We tend to have fun at lectures
Me and Uhan, we tend to have fun at lectures.
I, by no means, am degrading this bunch of students, the ones who want to get everything they can from the lecturer. Instead, I want to dispel the myth that the ones who 'stay back after the lecture' are the better ones and that the students who leave, which I'm included in, seem disinterested in the subject. Totally wrong! Definitely, there are a bunch of reasons for us to leave perhaps one being that we have perfectly understood what the lecture was about and thus need no further clarification.

Is seeing the lecturer a characteristic of a good and attentive student?
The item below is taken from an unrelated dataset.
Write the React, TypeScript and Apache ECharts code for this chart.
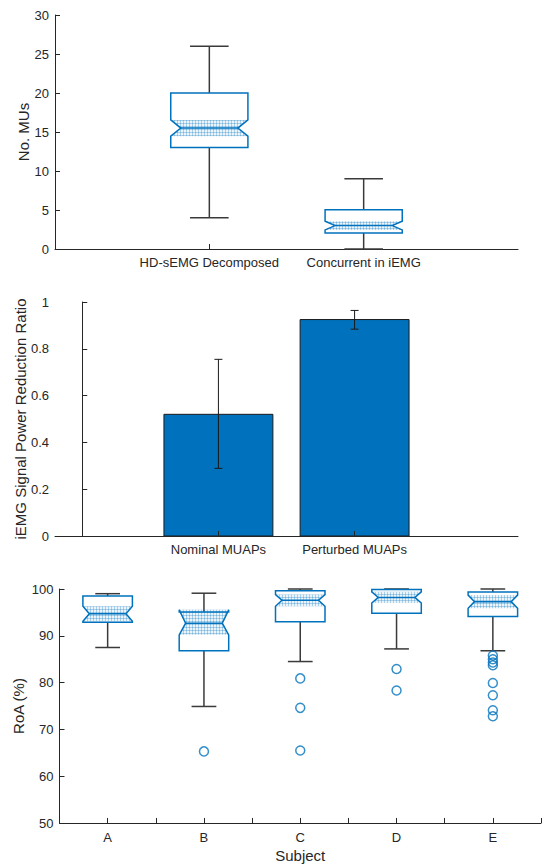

Yes it is. And I do acknowledge their enthusiasm to learning mathematics as shown through their actions. But does this automatically mean that they are exceptional students. Not likely.

And here is where I defend myself. Sometimes, I leave for lunch. Sometimes, I leave for basketball. Sometime, I leave for home. With the exception of that one instance, I never stayed back after any lecture. But does that make me a lesser student. No. At least for me, I was heading to a small little bench outside the room to prove Kepler's Laws. Well, that's just for me I guess.